[rmolnav]

Pendulum I
It seems simple, but there are small but important details that, if not being careful, one can misinterpret facts, or at least confuse others …
That´s why I am now going to consider only the scenario statically (and step by step), without any movement: fixed hanging point, string and weight (I´ll call it W), all in a straight vertical line.
- a) Primary acting force: Earth pulls downwards W.
- b) W does not move.
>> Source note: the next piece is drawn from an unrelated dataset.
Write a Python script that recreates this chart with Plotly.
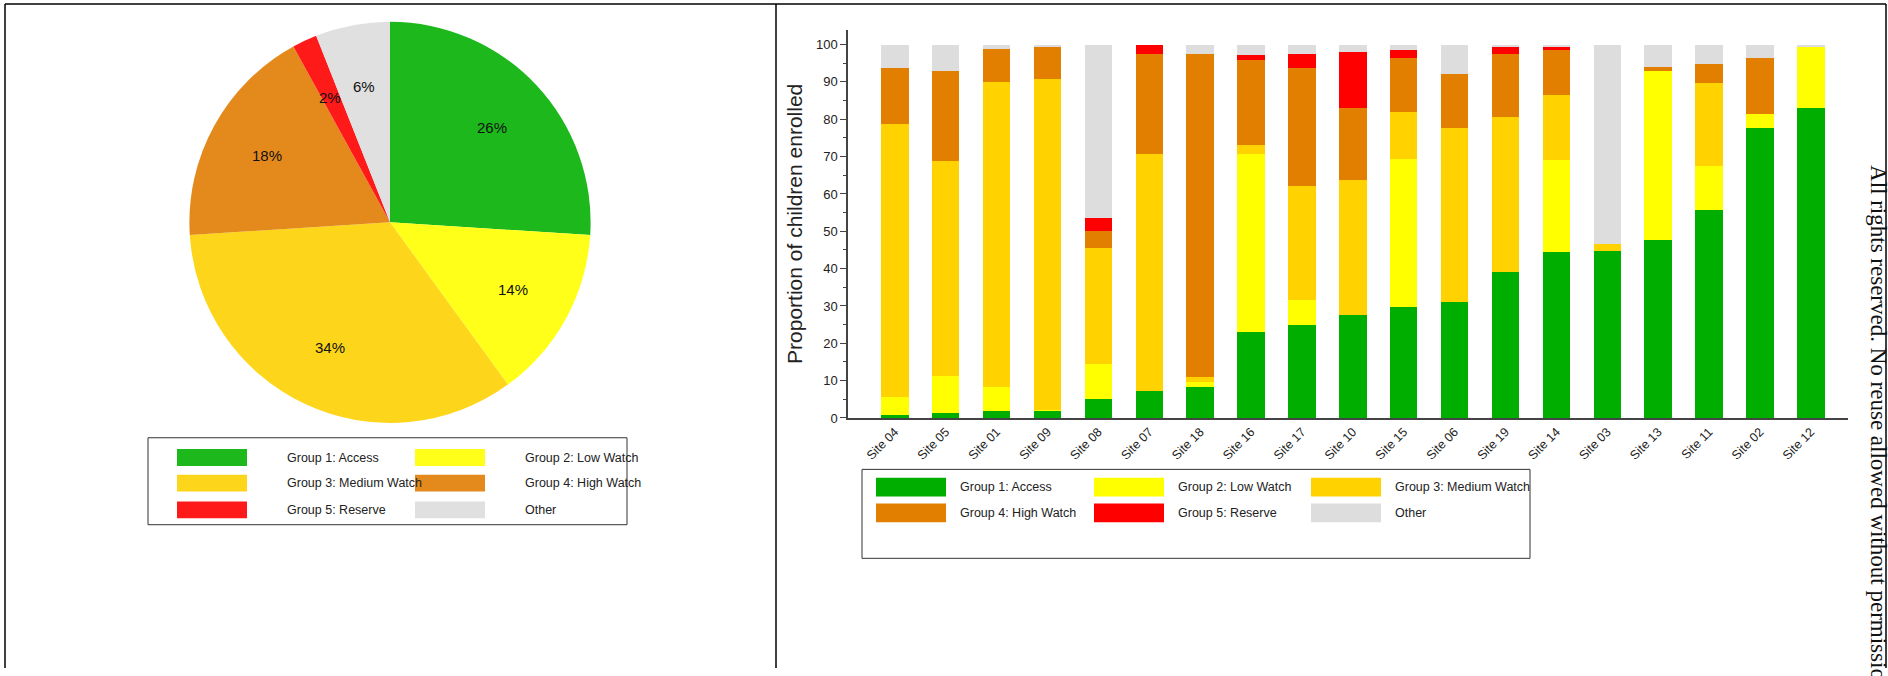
import math
import plotly.graph_objects as go

# ---------------- data ----------------
groups = ["Group 1: Access", "Group 2: Low Watch", "Group 3: Medium Watch",
          "Group 4: High Watch", "Group 5: Reserve", "Other"]
pie_values = [26, 14, 34, 18, 2, 6]
pie_colors = ["#1cb81c", "#ffff1a", "#fdd51a", "#e48a1c", "#ff1a1a", "#e0e0e0"]
bar_colors = ["#00ae00", "#ffff00", "#ffd200", "#e37f00", "#ff0000", "#dddddd"]

sites = ["Site 04", "Site 05", "Site 01", "Site 09", "Site 08", "Site 07", "Site 18",
         "Site 16", "Site 17", "Site 10", "Site 15", "Site 06", "Site 19", "Site 14",
         "Site 03", "Site 13", "Site 11", "Site 02", "Site 12"]
g1_access = [0.9, 1.4, 1.9, 2.0, 5.0, 7.2, 8.4, 23.1, 24.8, 27.5, 29.6, 31.0, 39.2, 44.5, 44.6, 47.8, 55.8, 77.7, 83.1]
g2_low = [4.7, 9.8, 6.5, 0.2, 9.5, 0.0, 1.2, 47.7, 6.9, 0.0, 39.7, 0.0, 0.0, 24.5, 0.0, 45.2, 11.7, 3.7, 16.5]
g3_medium = [73.2, 57.7, 81.5, 88.7, 30.9, 63.6, 1.3, 2.2, 30.5, 36.3, 12.6, 46.7, 41.4, 17.5, 2.1, 0.0, 22.1, 0.0, 0.0]
g4_high = [14.9, 24.1, 8.9, 8.6, 4.6, 26.8, 86.5, 23.0, 31.6, 19.1, 14.6, 14.5, 16.8, 12.0, 0.0, 1.0, 5.1, 14.9, 0.0]
g5_reserve = [0.0, 0.0, 0.0, 0.0, 3.6, 2.4, 0.0, 1.1, 3.6, 15.0, 2.0, 0.0, 2.1, 1.0, 0.0, 0.0, 0.0, 0.0, 0.0]
other = [6.3, 7.0, 1.2, 0.5, 46.4, 0.0, 2.6, 2.9, 2.6, 2.1, 1.5, 7.8, 0.5, 0.5, 53.3, 6.0, 5.3, 3.7, 0.4]
bar_series = [g1_access, g2_low, g3_medium, g4_high, g5_reserve, other]
y_ticks = list(range(0, 101, 10))

W, H = 1888, 676
FONT = "Arial, Liberation Sans, sans-serif"


def px(x):
    return x / W


def py(y):
    return 1 - y / H


fig = go.Figure()

# ---------------- pie ----------------
PIE_CX, PIE_CY, PIE_R = 390, 225, 203
fig.add_trace(go.Pie(
    values=pie_values, labels=groups, sort=False, direction="clockwise", rotation=0,
    marker=dict(colors=pie_colors, line=dict(width=0)),
    textinfo="none",
    domain=dict(x=[px(PIE_CX - PIE_R), px(PIE_CX + PIE_R)], y=[py(PIE_CY + PIE_R), py(PIE_CY - PIE_R)]),
    showlegend=False, hoverinfo="label+percent",
))

# ---------------- stacked bars ----------------
for name, vals, col in zip(groups, bar_series, bar_colors):
    fig.add_trace(go.Bar(x=sites, y=vals, name=name, marker=dict(color=col, line=dict(width=0)),
                         width=0.54, showlegend=False))

shapes = []
annotations = []

# pie percentage labels, placed at each slice's mid-angle
total = sum(pie_values)
cum = 0.0
for v in pie_values:
    mid = (cum + v / 2) / total * 2 * math.pi
    cum += v
    r = 0.69 * PIE_R
    lx = PIE_CX + r * math.sin(mid)
    ly = PIE_CY - r * math.cos(mid)
    annotations.append(dict(xref="paper", yref="paper", x=px(lx), y=py(ly), text=f"{round(v / total * 100)}%",
                            showarrow=False, xanchor="center", yanchor="middle",
                            font=dict(family=FONT, size=15, color="#111")))

# panel borders
line_style = dict(color="#000", width=1.5)
shapes.append(dict(type="line", xref="paper", yref="paper", x0=px(5), x1=px(1886), y0=py(4), y1=py(4), line=line_style))
shapes.append(dict(type="line", xref="paper", yref="paper", x0=px(5), x1=px(5), y0=py(4), y1=py(676), line=line_style))
shapes.append(dict(type="line", xref="paper", yref="paper", x0=px(776), x1=px(776), y0=py(4), y1=py(676), line=line_style))
shapes.append(dict(type="line", xref="paper", yref="paper", x0=px(1886), x1=px(1886), y0=py(4), y1=py(676), line=line_style))


def legend_box(x0, y0, x1, y1, colors, ncols, col_x, row_y, sw_w, sw_h, text_dx):
    shapes.append(dict(type="rect", xref="paper", yref="paper", x0=px(x0), x1=px(x1), y0=py(y1), y1=py(y0),
                       line=dict(color="#333", width=1), fillcolor="rgba(0,0,0,0)"))
    for i, (name, col) in enumerate(zip(groups, colors)):
        c, r = i % ncols, i // ncols
        sx, sy = col_x[c], row_y[r]
        shapes.append(dict(type="rect", xref="paper", yref="paper", x0=px(sx), x1=px(sx + sw_w),
                           y0=py(sy + sw_h / 2), y1=py(sy - sw_h / 2), line=dict(width=0), fillcolor=col))
        annotations.append(dict(xref="paper", yref="paper", x=px(sx + sw_w + text_dx), y=py(sy),
                                text=name, showarrow=False, xanchor="left", yanchor="middle",
                                font=dict(family=FONT, size=12.5, color="#222")))


legend_box(148, 443, 627, 531, pie_colors, 2, [177, 415], [463, 489, 516], 70, 17, 38)
legend_box(862, 475, 1530, 565, bar_colors, 3, [876, 1094, 1311], [493, 519], 70, 19, 12)

# side note (clipped at the page edge)
annotations.append(dict(xref="paper", yref="paper", x=px(1879), y=py(165),
                        text="All rights reserved. No reuse allowed without permission.",
                        showarrow=False, textangle=90, xanchor="center", yanchor="top",
                        font=dict(family="Liberation Serif, DejaVu Serif, serif", size=23, color="#111")))

fig.update_layout(
    width=W, height=H, margin=dict(l=0, r=0, t=0, b=0),
    paper_bgcolor="white", plot_bgcolor="white",
    barmode="stack",
    shapes=shapes, annotations=annotations,
    font=dict(family=FONT, color="#333"),
    xaxis=dict(domain=[px(848), px(1848)], range=[-0.92, 18.73], showline=True, linecolor="#444", linewidth=1.5,
               ticks="", tickangle=-45, tickfont=dict(size=12.5, color="#222"), showgrid=False, zeroline=False),
    yaxis=dict(domain=[py(423), py(30)], range=[0, 104], tickvals=y_ticks, showline=True, linecolor="#444",
               linewidth=1.5, ticks="outside", ticklen=6, tickcolor="#444", tickfont=dict(size=13, color="#222"),
               minor=dict(dtick=5, ticks="outside", ticklen=3, tickcolor="#444"),
               showgrid=False, zeroline=False,
               title=dict(text="Proportion of children enrolled", font=dict(size=21, color="#222"), standoff=8)),
)

fig.write_html("out.html", config={"displayModeBar": False},
               post_script="document.body.style.margin='0px';document.body.style.overflow='hidden';")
According to 2nd Newton´s principle, the sum of all forces acting on W has to be null.
- c) The unique object that can exert another force on W is the string: it must somehow pull W, with equal but opposite force (watch out: those two opposite forces are not action/reaction forces (3rd principle); they are acting on a unique object, and 3rd principle is about two objects exerting a force on each other).
- d) If the string pulls upwards W, applying now 3rd principle to that pair of objects, we can deduce that W must be pulling downwards the string lower extreme.
- e) That force seems to be a centrifugal one (and centripetal the one mentioned on - c)), but we should keep in mind that if there is no rotatory movement at all, a proper “center” does not actually exist.
- f) And when with movement, we have also to be careful with the term “centripetal force”, because it usually refers to the the radial component of adding up all forces acting on W,  which divided by the mass would give us the “centripetal acceleration” that makes W not to follow a rectilinear trajectory. And in many cases some of those added forces may be in the sense of the “center”, but compensated by others and not producing any acceleration by themselves.
 

[hamdani yusuf]

Pendulum I
It seems simple, but there are small but important details that, if not being careful, one can misinterpret facts, or at least confuse others …
That´s why I am now going to consider only the scenario statically (and step by step), without any movement: fixed hanging point, string and weight (I´ll call it W), all in a straight vertical line.
- a) Primary acting force: Earth pulls downwards W.
- b) W does not move. According to 2nd Newton´s principle, the sum of all forces acting on W has to be null.
- c) The unique object that can exert another force on W is the string: it must somehow pull W, with equal but opposite force (watch out: those two opposite forces are not action/reaction forces (3rd principle); they are acting on a unique object, and 3rd principle is about two objects exerting a force on each other).
- d) If the string pulls upwards W, applying now 3rd principle to that pair of objects, we can deduce that W must be pulling downwards the string lower extreme.
- e) That force seems to be a centrifugal one (and centripetal the one mentioned on - c)), but we should keep in mind that if there is no rotatory movement at all, a proper “center” does not actually exist.
- f) And when with movement, we have also to be careful with the term “centripetal force”, because it usually refers to the the radial component of adding up all forces acting on W,  which divided by the mass would give us the “centripetal acceleration” that makes W not to follow a rectilinear trajectory. And in many cases some of those added forces may be in the sense of the “center”, but compensated by others and not producing any acceleration by themselves.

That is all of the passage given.